* AVAILABLE DATA:
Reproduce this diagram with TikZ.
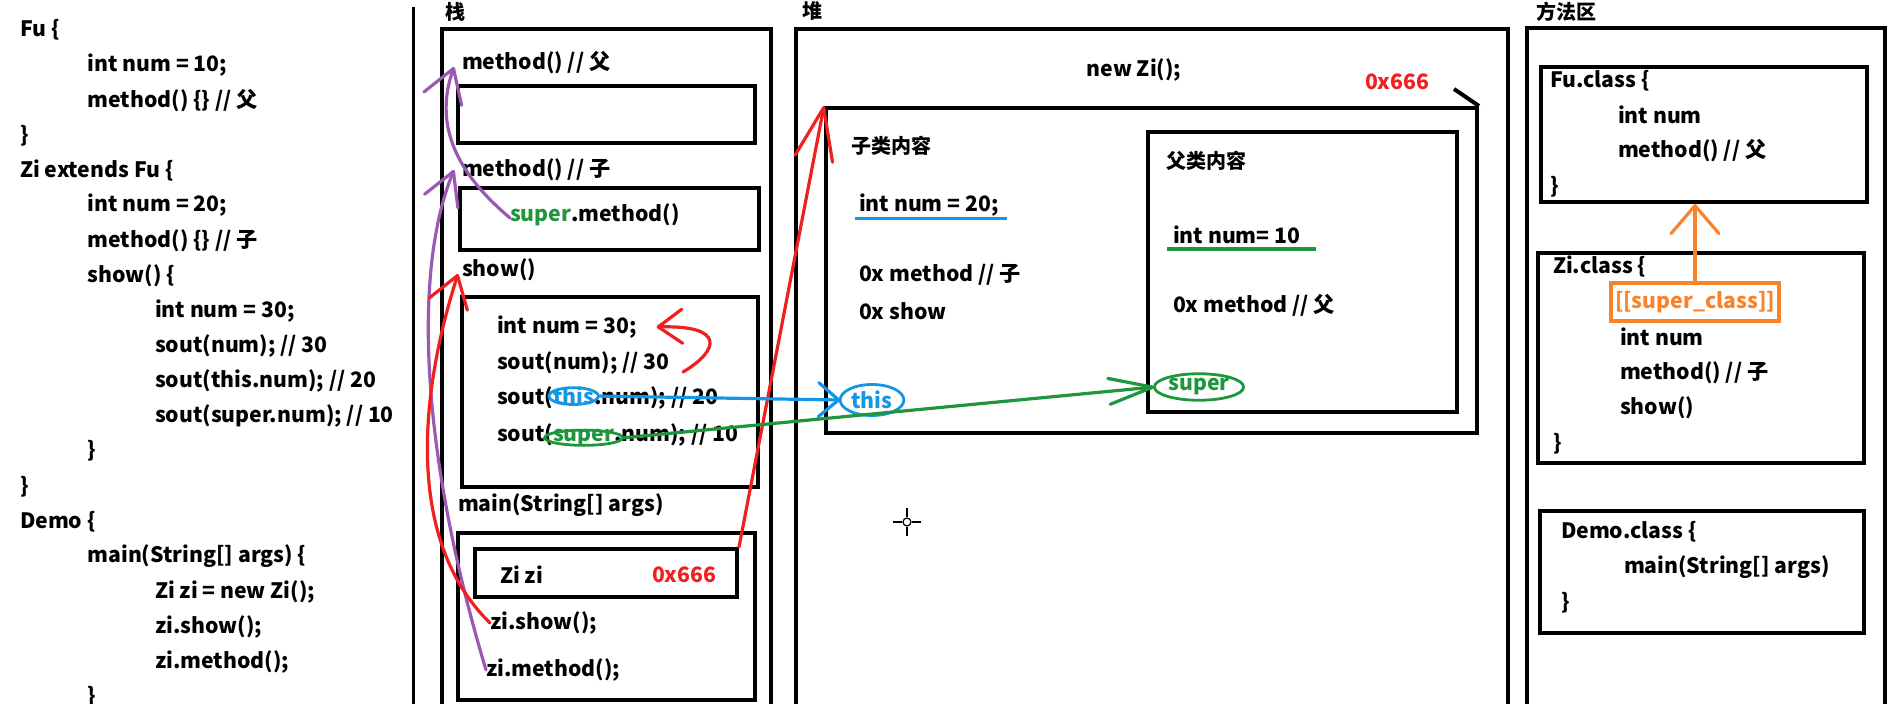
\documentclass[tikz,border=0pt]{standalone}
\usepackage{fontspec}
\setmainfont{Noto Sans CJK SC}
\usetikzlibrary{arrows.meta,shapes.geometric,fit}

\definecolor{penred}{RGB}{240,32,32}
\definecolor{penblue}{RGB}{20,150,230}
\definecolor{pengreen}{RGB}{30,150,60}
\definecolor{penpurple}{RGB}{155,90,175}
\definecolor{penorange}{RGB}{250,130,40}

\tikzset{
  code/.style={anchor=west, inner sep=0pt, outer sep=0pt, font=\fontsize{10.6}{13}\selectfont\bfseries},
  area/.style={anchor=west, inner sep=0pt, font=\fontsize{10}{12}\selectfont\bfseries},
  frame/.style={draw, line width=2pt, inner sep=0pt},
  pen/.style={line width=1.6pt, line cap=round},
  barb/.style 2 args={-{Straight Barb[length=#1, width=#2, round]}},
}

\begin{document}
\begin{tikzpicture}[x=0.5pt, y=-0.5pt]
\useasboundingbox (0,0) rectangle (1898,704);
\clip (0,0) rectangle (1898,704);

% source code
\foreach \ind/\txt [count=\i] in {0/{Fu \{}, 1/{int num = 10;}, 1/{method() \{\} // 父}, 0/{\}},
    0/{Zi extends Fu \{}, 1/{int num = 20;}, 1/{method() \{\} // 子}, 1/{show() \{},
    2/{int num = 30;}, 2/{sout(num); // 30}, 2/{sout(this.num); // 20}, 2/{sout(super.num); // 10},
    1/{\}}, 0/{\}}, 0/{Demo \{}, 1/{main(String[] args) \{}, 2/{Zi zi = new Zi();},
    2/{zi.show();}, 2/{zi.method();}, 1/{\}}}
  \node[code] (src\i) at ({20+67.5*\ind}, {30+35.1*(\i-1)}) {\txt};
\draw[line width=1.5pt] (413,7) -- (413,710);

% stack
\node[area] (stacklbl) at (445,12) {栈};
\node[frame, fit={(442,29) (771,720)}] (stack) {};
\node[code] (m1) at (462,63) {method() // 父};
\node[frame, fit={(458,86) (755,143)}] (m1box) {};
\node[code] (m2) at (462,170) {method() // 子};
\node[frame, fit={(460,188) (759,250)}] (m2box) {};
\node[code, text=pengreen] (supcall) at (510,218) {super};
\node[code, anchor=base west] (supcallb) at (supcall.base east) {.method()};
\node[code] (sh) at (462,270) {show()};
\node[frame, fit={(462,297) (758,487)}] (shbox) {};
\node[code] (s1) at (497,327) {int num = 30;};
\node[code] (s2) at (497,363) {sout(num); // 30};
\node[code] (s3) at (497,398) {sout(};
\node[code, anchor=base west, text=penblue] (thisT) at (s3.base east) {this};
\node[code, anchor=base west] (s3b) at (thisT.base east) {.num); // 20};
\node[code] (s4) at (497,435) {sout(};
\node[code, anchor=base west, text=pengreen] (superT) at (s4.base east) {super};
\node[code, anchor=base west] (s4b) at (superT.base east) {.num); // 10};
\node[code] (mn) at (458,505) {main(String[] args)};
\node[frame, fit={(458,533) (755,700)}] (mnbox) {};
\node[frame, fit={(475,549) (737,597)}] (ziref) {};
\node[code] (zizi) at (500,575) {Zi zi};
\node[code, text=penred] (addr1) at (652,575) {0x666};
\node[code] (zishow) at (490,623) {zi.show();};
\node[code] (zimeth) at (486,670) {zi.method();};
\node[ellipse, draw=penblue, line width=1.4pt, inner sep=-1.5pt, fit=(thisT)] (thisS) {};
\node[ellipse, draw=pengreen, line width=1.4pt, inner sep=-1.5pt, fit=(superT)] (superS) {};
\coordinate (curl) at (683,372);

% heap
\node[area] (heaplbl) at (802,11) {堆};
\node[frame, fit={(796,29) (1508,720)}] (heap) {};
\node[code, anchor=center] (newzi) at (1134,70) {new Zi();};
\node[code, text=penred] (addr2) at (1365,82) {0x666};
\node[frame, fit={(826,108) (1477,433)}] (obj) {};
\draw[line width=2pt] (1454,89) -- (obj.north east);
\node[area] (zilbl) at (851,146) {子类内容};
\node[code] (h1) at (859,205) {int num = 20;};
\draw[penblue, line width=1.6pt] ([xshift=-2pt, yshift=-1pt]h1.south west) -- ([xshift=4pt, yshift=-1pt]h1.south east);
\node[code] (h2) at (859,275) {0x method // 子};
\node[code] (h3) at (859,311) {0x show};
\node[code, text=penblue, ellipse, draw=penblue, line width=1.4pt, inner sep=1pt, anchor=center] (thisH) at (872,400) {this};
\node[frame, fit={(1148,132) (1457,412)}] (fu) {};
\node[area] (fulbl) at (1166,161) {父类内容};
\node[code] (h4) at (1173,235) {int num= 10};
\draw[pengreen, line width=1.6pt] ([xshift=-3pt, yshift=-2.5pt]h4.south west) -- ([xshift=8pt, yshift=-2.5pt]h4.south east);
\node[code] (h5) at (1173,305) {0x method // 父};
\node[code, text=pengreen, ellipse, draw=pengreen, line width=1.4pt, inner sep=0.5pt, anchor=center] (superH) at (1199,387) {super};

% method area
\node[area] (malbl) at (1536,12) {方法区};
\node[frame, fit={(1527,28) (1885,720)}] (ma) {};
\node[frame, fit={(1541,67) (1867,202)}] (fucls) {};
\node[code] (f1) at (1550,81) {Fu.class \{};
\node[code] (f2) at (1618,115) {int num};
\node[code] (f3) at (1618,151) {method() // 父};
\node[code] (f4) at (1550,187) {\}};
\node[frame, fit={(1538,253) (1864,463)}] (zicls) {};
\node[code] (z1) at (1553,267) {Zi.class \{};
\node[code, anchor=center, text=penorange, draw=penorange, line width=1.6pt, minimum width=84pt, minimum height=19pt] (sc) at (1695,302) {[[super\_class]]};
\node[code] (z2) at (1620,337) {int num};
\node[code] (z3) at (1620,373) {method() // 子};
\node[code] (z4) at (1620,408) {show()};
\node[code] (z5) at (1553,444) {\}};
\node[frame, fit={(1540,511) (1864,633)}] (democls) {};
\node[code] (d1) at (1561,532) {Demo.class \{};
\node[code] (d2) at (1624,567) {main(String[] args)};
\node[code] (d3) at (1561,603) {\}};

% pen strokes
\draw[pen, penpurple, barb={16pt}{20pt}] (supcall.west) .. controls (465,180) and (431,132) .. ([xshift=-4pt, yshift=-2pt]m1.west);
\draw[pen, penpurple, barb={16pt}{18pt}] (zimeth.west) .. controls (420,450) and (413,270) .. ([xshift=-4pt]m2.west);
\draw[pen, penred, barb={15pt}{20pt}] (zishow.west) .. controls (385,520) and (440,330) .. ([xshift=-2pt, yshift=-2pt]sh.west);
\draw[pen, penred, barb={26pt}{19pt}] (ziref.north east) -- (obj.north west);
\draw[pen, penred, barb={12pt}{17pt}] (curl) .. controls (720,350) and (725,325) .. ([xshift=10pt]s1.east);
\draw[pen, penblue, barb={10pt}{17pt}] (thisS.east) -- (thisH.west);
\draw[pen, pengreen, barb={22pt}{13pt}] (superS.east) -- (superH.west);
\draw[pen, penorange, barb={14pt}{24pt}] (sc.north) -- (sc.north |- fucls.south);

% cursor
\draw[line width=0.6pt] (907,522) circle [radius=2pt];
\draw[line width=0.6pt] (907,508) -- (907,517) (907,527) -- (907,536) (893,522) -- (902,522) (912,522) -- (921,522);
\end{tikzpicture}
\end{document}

* DIRECTION: Transcribe all the data word for word; the images stay out.

* RESULT FOR THIS TASK:
Reproduce this diagram with TikZ.
\documentclass[tikz,border=0pt]{standalone}
\usepackage{fontspec}
\setmainfont{Noto Sans CJK SC}
\usetikzlibrary{arrows.meta,shapes.geometric,fit}

\definecolor{penred}{RGB}{240,32,32}
\definecolor{penblue}{RGB}{20,150,230}
\definecolor{pengreen}{RGB}{30,150,60}
\definecolor{penpurple}{RGB}{155,90,175}
\definecolor{penorange}{RGB}{250,130,40}

\tikzset{
  code/.style={anchor=west, inner sep=0pt, outer sep=0pt, font=\fontsize{10.6}{13}\selectfont\bfseries},
  area/.style={anchor=west, inner sep=0pt, font=\fontsize{10}{12}\selectfont\bfseries},
  frame/.style={draw, line width=2pt, inner sep=0pt},
  pen/.style={line width=1.6pt, line cap=round},
  barb/.style 2 args={-{Straight Barb[length=#1, width=#2, round]}},
}

\begin{document}
\begin{tikzpicture}[x=0.5pt, y=-0.5pt]
\useasboundingbox (0,0) rectangle (1898,704);
\clip (0,0) rectangle (1898,704);

% source code
\foreach \ind/\txt [count=\i] in {0/{Fu \{}, 1/{int num = 10;}, 1/{method() \{\} // 父}, 0/{\}},
    0/{Zi extends Fu \{}, 1/{int num = 20;}, 1/{method() \{\} // 子}, 1/{show() \{},
    2/{int num = 30;}, 2/{sout(num); // 30}, 2/{sout(this.num); // 20}, 2/{sout(super.num); // 10},
    1/{\}}, 0/{\}}, 0/{Demo \{}, 1/{main(String[] args) \{}, 2/{Zi zi = new Zi();},
    2/{zi.show();}, 2/{zi.method();}, 1/{\}}}
  \node[code] (src\i) at ({20+67.5*\ind}, {30+35.1*(\i-1)}) {\txt};
\draw[line width=1.5pt] (413,7) -- (413,710);

% stack
\node[area] (stacklbl) at (445,12) {栈};
\node[frame, fit={(442,29) (771,720)}] (stack) {};
\node[code] (m1) at (462,63) {method() // 父};
\node[frame, fit={(458,86) (755,143)}] (m1box) {};
\node[code] (m2) at (462,170) {method() // 子};
\node[frame, fit={(460,188) (759,250)}] (m2box) {};
\node[code, text=pengreen] (supcall) at (510,218) {super};
\node[code, anchor=base west] (supcallb) at (supcall.base east) {.method()};
\node[code] (sh) at (462,270) {show()};
\node[frame, fit={(462,297) (758,487)}] (shbox) {};
\node[code] (s1) at (497,327) {int num = 30;};
\node[code] (s2) at (497,363) {sout(num); // 30};
\node[code] (s3) at (497,398) {sout(};
\node[code, anchor=base west, text=penblue] (thisT) at (s3.base east) {this};
\node[code, anchor=base west] (s3b) at (thisT.base east) {.num); // 20};
\node[code] (s4) at (497,435) {sout(};
\node[code, anchor=base west, text=pengreen] (superT) at (s4.base east) {super};
\node[code, anchor=base west] (s4b) at (superT.base east) {.num); // 10};
\node[code] (mn) at (458,505) {main(String[] args)};
\node[frame, fit={(458,533) (755,700)}] (mnbox) {};
\node[frame, fit={(475,549) (737,597)}] (ziref) {};
\node[code] (zizi) at (500,575) {Zi zi};
\node[code, text=penred] (addr1) at (652,575) {0x666};
\node[code] (zishow) at (490,623) {zi.show();};
\node[code] (zimeth) at (486,670) {zi.method();};
\node[ellipse, draw=penblue, line width=1.4pt, inner sep=-1.5pt, fit=(thisT)] (thisS) {};
\node[ellipse, draw=pengreen, line width=1.4pt, inner sep=-1.5pt, fit=(superT)] (superS) {};
\coordinate (curl) at (683,372);

% heap
\node[area] (heaplbl) at (802,11) {堆};
\node[frame, fit={(796,29) (1508,720)}] (heap) {};
\node[code, anchor=center] (newzi) at (1134,70) {new Zi();};
\node[code, text=penred] (addr2) at (1365,82) {0x666};
\node[frame, fit={(826,108) (1477,433)}] (obj) {};
\draw[line width=2pt] (1454,89) -- (obj.north east);
\node[area] (zilbl) at (851,146) {子类内容};
\node[code] (h1) at (859,205) {int num = 20;};
\draw[penblue, line width=1.6pt] ([xshift=-2pt, yshift=-1pt]h1.south west) -- ([xshift=4pt, yshift=-1pt]h1.south east);
\node[code] (h2) at (859,275) {0x method // 子};
\node[code] (h3) at (859,311) {0x show};
\node[code, text=penblue, ellipse, draw=penblue, line width=1.4pt, inner sep=1pt, anchor=center] (thisH) at (872,400) {this};
\node[frame, fit={(1148,132) (1457,412)}] (fu) {};
\node[area] (fulbl) at (1166,161) {父类内容};
\node[code] (h4) at (1173,235) {int num= 10};
\draw[pengreen, line width=1.6pt] ([xshift=-3pt, yshift=-2.5pt]h4.south west) -- ([xshift=8pt, yshift=-2.5pt]h4.south east);
\node[code] (h5) at (1173,305) {0x method // 父};
\node[code, text=pengreen, ellipse, draw=pengreen, line width=1.4pt, inner sep=0.5pt, anchor=center] (superH) at (1199,387) {super};

% method area
\node[area] (malbl) at (1536,12) {方法区};
\node[frame, fit={(1527,28) (1885,720)}] (ma) {};
\node[frame, fit={(1541,67) (1867,202)}] (fucls) {};
\node[code] (f1) at (1550,81) {Fu.class \{};
\node[code] (f2) at (1618,115) {int num};
\node[code] (f3) at (1618,151) {method() // 父};
\node[code] (f4) at (1550,187) {\}};
\node[frame, fit={(1538,253) (1864,463)}] (zicls) {};
\node[code] (z1) at (1553,267) {Zi.class \{};
\node[code, anchor=center, text=penorange, draw=penorange, line width=1.6pt, minimum width=84pt, minimum height=19pt] (sc) at (1695,302) {[[super\_class]]};
\node[code] (z2) at (1620,337) {int num};
\node[code] (z3) at (1620,373) {method() // 子};
\node[code] (z4) at (1620,408) {show()};
\node[code] (z5) at (1553,444) {\}};
\node[frame, fit={(1540,511) (1864,633)}] (democls) {};
\node[code] (d1) at (1561,532) {Demo.class \{};
\node[code] (d2) at (1624,567) {main(String[] args)};
\node[code] (d3) at (1561,603) {\}};

% pen strokes
\draw[pen, penpurple, barb={16pt}{20pt}] (supcall.west) .. controls (465,180) and (431,132) .. ([xshift=-4pt, yshift=-2pt]m1.west);
\draw[pen, penpurple, barb={16pt}{18pt}] (zimeth.west) .. controls (420,450) and (413,270) .. ([xshift=-4pt]m2.west);
\draw[pen, penred, barb={15pt}{20pt}] (zishow.west) .. controls (385,520) and (440,330) .. ([xshift=-2pt, yshift=-2pt]sh.west);
\draw[pen, penred, barb={26pt}{19pt}] (ziref.north east) -- (obj.north west);
\draw[pen, penred, barb={12pt}{17pt}] (curl) .. controls (720,350) and (725,325) .. ([xshift=10pt]s1.east);
\draw[pen, penblue, barb={10pt}{17pt}] (thisS.east) -- (thisH.west);
\draw[pen, pengreen, barb={22pt}{13pt}] (superS.east) -- (superH.west);
\draw[pen, penorange, barb={14pt}{24pt}] (sc.north) -- (sc.north |- fucls.south);

% cursor
\draw[line width=0.6pt] (907,522) circle [radius=2pt];
\draw[line width=0.6pt] (907,508) -- (907,517) (907,527) -- (907,536) (893,522) -- (902,522) (912,522) -- (921,522);
\end{tikzpicture}
\end{document}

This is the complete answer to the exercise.